# START OF Provided information
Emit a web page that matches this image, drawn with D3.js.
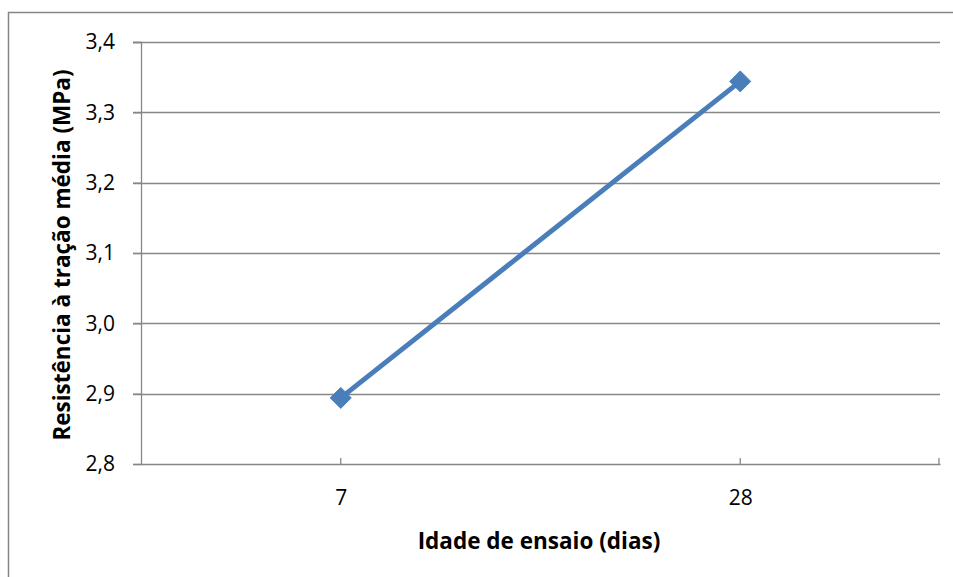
<!DOCTYPE html>
<html>
<head>
<meta charset="utf-8">
<script src="https://cdn.jsdelivr.net/npm/d3@7"></script>
<style>
  html, body { margin: 0; padding: 0; background: #fff; }
  svg { display: block; }
  text { font-family: "Open Sans", sans-serif; fill: #000; }
</style>
</head>
<body>
<svg id="chart" width="953" height="577"></svg>
<script>
// Ensaio de tração: resistência média por idade
const categories = ["7", "28"];
const values = [2.894, 3.344];
const yTicks = [2.8, 2.9, 3.0, 3.1, 3.2, 3.3, 3.4];

const svg = d3.select("#chart");
const W = 953, H = 577;
const m = { left: 141, right: 13, top: 42, bottom: 113 };
const plotW = W - m.left - m.right;
const plotH = H - m.top - m.bottom;
const FONT = "'Open Sans', sans-serif";

// outer chart frame
svg.append("rect")
  .attr("x", 8.5).attr("y", 12.5)
  .attr("width", W).attr("height", H)
  .attr("fill", "none").attr("stroke", "#868686").attr("stroke-width", 1.5);

const g = svg.append("g").attr("transform", `translate(${m.left},${m.top})`);

const x = d3.scalePoint().domain(categories).range([0, plotW]).padding(0.5);
const y = d3.scaleLinear().domain([2.8, 3.4]).range([plotH, 0]);
const fmt = v => d3.format(".1f")(v).replace(".", ",");

// horizontal gridlines
g.append("g").selectAll("line").data(yTicks.slice(1)).join("line")
  .attr("x1", -8).attr("x2", plotW)
  .attr("y1", d => Math.round(y(d)) + 0.5).attr("y2", d => Math.round(y(d)) + 0.5)
  .attr("stroke", "#878787").attr("stroke-width", 1.3);

// y axis
const yAxis = g.append("g")
  .call(d3.axisLeft(y).tickValues(yTicks).tickFormat(fmt).tickSize(8).tickPadding(18));
yAxis.select(".domain").attr("stroke", "#878787").attr("stroke-width", 1.3);
yAxis.selectAll(".tick line").attr("stroke", "#878787").attr("stroke-width", 1.3);
yAxis.selectAll(".tick text").style("font-size", "21px").style("font-family", FONT).attr("fill", "#000");

// x axis
const xAxis = g.append("g").attr("transform", `translate(0,${plotH})`)
  .call(d3.axisBottom(x).tickSize(0).tickPadding(26));
xAxis.select(".domain").attr("stroke", "#878787").attr("stroke-width", 1.3);
xAxis.selectAll(".tick text").style("font-size", "21px").style("font-family", FONT).attr("fill", "#000");
// inward tick marks at categories and at the right end
const xt = categories.map(c => x(c)).concat([plotW - 1]);
g.append("g").selectAll("line").data(xt).join("line")
  .attr("x1", d => d).attr("x2", d => d)
  .attr("y1", plotH - 6).attr("y2", plotH)
  .attr("stroke", "#878787").attr("stroke-width", 1.3);

// series line
const pts = categories.map((c, i) => [x(c), y(values[i])]);
g.append("path")
  .attr("d", d3.line()(pts))
  .attr("fill", "none").attr("stroke", "#4A7EBB").attr("stroke-width", 5)
  .attr("stroke-linecap", "round");

// diamond markers
g.selectAll(".mk").data(pts).join("path")
  .attr("class", "mk")
  .attr("transform", d => `translate(${d[0]},${d[1]})`)
  .attr("d", "M0,-10.5L10.5,0L0,10.5L-10.5,0Z")
  .attr("fill", "#4A7EBB").attr("stroke", "#4A7EBB").attr("stroke-width", 1);

// axis titles
svg.append("text")
  .attr("x", 539).attr("y", 549)
  .attr("text-anchor", "middle")
  .style("font-family", FONT).style("font-size", "22.5px").style("font-weight", "bold")
  .text("Idade de ensaio (dias)");

svg.append("text")
  .attr("transform", "translate(70,255) rotate(-90)")
  .attr("text-anchor", "middle")
  .style("font-family", FONT).style("font-size", "22.5px").style("font-weight", "bold")
  .text("Resistência à tração média (MPa)");
</script>
</body>
</html>
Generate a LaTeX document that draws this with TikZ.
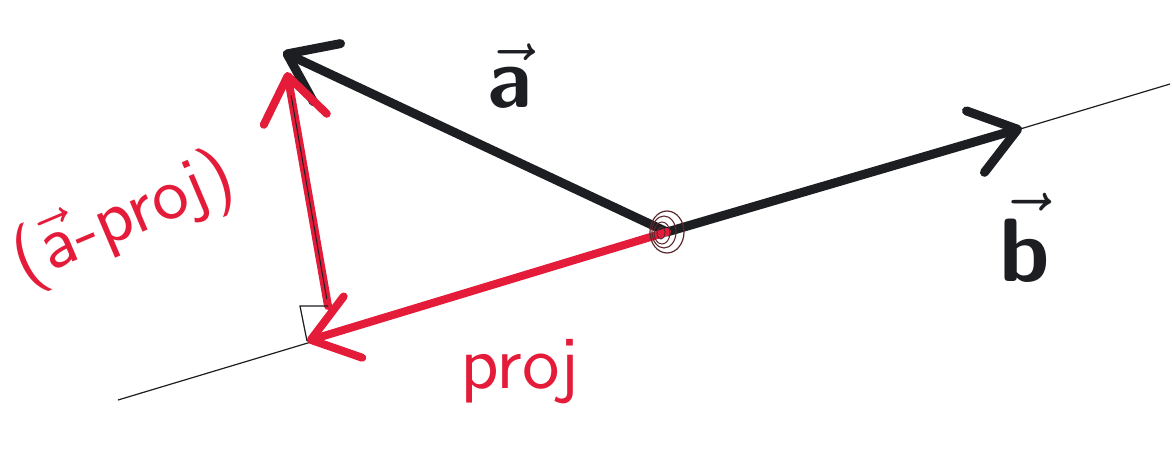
# END OF Provided information
__What is expected__: Leave out the pictures and return every record word for word.

__Reply__:
Emit a web page that matches this image, drawn with D3.js.
<!DOCTYPE html>
<html>
<head>
<meta charset="utf-8">
<script src="https://cdn.jsdelivr.net/npm/d3@7"></script>
<style>
  html, body { margin: 0; padding: 0; background: #fff; }
  svg { display: block; }
  text { font-family: "Open Sans", sans-serif; fill: #000; }
</style>
</head>
<body>
<svg id="chart" width="953" height="577"></svg>
<script>
// Ensaio de tração: resistência média por idade
const categories = ["7", "28"];
const values = [2.894, 3.344];
const yTicks = [2.8, 2.9, 3.0, 3.1, 3.2, 3.3, 3.4];

const svg = d3.select("#chart");
const W = 953, H = 577;
const m = { left: 141, right: 13, top: 42, bottom: 113 };
const plotW = W - m.left - m.right;
const plotH = H - m.top - m.bottom;
const FONT = "'Open Sans', sans-serif";

// outer chart frame
svg.append("rect")
  .attr("x", 8.5).attr("y", 12.5)
  .attr("width", W).attr("height", H)
  .attr("fill", "none").attr("stroke", "#868686").attr("stroke-width", 1.5);

const g = svg.append("g").attr("transform", `translate(${m.left},${m.top})`);

const x = d3.scalePoint().domain(categories).range([0, plotW]).padding(0.5);
const y = d3.scaleLinear().domain([2.8, 3.4]).range([plotH, 0]);
const fmt = v => d3.format(".1f")(v).replace(".", ",");

// horizontal gridlines
g.append("g").selectAll("line").data(yTicks.slice(1)).join("line")
  .attr("x1", -8).attr("x2", plotW)
  .attr("y1", d => Math.round(y(d)) + 0.5).attr("y2", d => Math.round(y(d)) + 0.5)
  .attr("stroke", "#878787").attr("stroke-width", 1.3);

// y axis
const yAxis = g.append("g")
  .call(d3.axisLeft(y).tickValues(yTicks).tickFormat(fmt).tickSize(8).tickPadding(18));
yAxis.select(".domain").attr("stroke", "#878787").attr("stroke-width", 1.3);
yAxis.selectAll(".tick line").attr("stroke", "#878787").attr("stroke-width", 1.3);
yAxis.selectAll(".tick text").style("font-size", "21px").style("font-family", FONT).attr("fill", "#000");

// x axis
const xAxis = g.append("g").attr("transform", `translate(0,${plotH})`)
  .call(d3.axisBottom(x).tickSize(0).tickPadding(26));
xAxis.select(".domain").attr("stroke", "#878787").attr("stroke-width", 1.3);
xAxis.selectAll(".tick text").style("font-size", "21px").style("font-family", FONT).attr("fill", "#000");
// inward tick marks at categories and at the right end
const xt = categories.map(c => x(c)).concat([plotW - 1]);
g.append("g").selectAll("line").data(xt).join("line")
  .attr("x1", d => d).attr("x2", d => d)
  .attr("y1", plotH - 6).attr("y2", plotH)
  .attr("stroke", "#878787").attr("stroke-width", 1.3);

// series line
const pts = categories.map((c, i) => [x(c), y(values[i])]);
g.append("path")
  .attr("d", d3.line()(pts))
  .attr("fill", "none").attr("stroke", "#4A7EBB").attr("stroke-width", 5)
  .attr("stroke-linecap", "round");

// diamond markers
g.selectAll(".mk").data(pts).join("path")
  .attr("class", "mk")
  .attr("transform", d => `translate(${d[0]},${d[1]})`)
  .attr("d", "M0,-10.5L10.5,0L0,10.5L-10.5,0Z")
  .attr("fill", "#4A7EBB").attr("stroke", "#4A7EBB").attr("stroke-width", 1);

// axis titles
svg.append("text")
  .attr("x", 539).attr("y", 549)
  .attr("text-anchor", "middle")
  .style("font-family", FONT).style("font-size", "22.5px").style("font-weight", "bold")
  .text("Idade de ensaio (dias)");

svg.append("text")
  .attr("transform", "translate(70,255) rotate(-90)")
  .attr("text-anchor", "middle")
  .style("font-family", FONT).style("font-size", "22.5px").style("font-weight", "bold")
  .text("Resistência à tração média (MPa)");
</script>
</body>
</html>
Generate a LaTeX document that draws this with TikZ.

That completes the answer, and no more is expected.